Gambar 2. Struktur Kimia Indigotin (a), Quercetin (b), dan Ellagic Acid (c) (Handayani, Kristijanto, dan Hunga, 2018)

Pada penelitian Handayani, Kristijanto, dan Hunga (2018), penggunaan pewarna alami berupa indigotin (dari tanaman indigo;  I. tinctoria), quercetin (dari kayu mahogani; S. macrophylla), dan ellagic acid (dari tanaman terminalia; T. chebula) tidak cukup untuk mencegah polusi lingkungan jika industri berskala besar.
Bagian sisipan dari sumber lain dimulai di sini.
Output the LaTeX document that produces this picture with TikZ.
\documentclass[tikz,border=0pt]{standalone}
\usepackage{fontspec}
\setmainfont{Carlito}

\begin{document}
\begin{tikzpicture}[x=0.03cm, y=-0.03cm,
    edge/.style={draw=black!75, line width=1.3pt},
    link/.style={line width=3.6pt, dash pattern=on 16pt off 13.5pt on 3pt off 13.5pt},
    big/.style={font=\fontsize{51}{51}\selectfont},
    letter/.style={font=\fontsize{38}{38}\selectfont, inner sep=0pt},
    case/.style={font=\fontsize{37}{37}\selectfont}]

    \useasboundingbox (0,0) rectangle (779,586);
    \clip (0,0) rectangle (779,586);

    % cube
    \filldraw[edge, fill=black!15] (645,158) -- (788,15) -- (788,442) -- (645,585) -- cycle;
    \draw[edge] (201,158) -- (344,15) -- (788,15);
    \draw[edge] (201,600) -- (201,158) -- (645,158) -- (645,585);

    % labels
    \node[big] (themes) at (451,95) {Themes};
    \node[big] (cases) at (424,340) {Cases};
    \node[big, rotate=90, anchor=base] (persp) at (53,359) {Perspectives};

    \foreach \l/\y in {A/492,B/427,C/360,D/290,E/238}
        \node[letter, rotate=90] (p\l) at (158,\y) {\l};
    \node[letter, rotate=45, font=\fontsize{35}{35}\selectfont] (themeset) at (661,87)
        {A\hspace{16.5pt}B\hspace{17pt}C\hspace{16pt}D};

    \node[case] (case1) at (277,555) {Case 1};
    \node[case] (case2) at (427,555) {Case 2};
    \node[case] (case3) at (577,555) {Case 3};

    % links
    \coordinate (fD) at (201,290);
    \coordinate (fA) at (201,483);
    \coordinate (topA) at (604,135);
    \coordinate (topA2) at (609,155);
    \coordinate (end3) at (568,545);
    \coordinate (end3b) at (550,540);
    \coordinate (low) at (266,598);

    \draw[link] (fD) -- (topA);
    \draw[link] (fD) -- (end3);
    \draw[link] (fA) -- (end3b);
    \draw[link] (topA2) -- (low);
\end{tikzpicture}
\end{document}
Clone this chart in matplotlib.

Walaupun bersifat biodegradable, akumulasi senyawa organik dari limbah dapat menimbulkan efek-efek samping, seperti tumbuhnya alga dan tanaman air liar yang tidak terkontrol.

Gambar 3. Skema Pemrosesan Bertahap Limbah Batik (Birgani, dkk., 2016)

Untuk mengatasi permasalahan tersebut, penggunaan pewarna alami juga harus dibarengi dengan pemrosesan limbah batik cair. Tentu saja, pemrosesan limbah organik relatif lebih mudah dibandingkan dengan pemrosesan limbah batik yang masih mengandung logam berat. Limbah batik cair dapat diolah dengan menggunakan oksidasi tidak langsung reaktor elektrokatalitik (Mukmin, dkk., 2017) atau dengan pemrosesan bertahap menggunakan asidifikasi, magnesium oksida, dan karbon teraktivasi (Birgani, dkk., 2016).

SIH Industri Batik

Selain permasalahan limbah, efisiensi energi yang rendah pada industri batik juga menjadi concern.

Untuk berkontribusi dalam 17 SDGs,  Kementerian Perindustrian telah mengeluarkan Standar Industri Hijau (SIH) untuk berbagai sektor industri termasuk industri batik (Indrayani, Triwiswara, dan Evtriyandani, 2020). Pada Permenperin Nomor 39 Tahun 2009, diatur mengenai produksi bersih yang telah disebutkan sebelumnya, yaitu dengan substitusi material dan penggunaan energi yang lebih efisien dengan tidak mengurangi mutu produk. Untuk mewujudkannya, proses produksi dan teknologi produksi terus direkayasa sampai memenuhi standar yang diinginkan.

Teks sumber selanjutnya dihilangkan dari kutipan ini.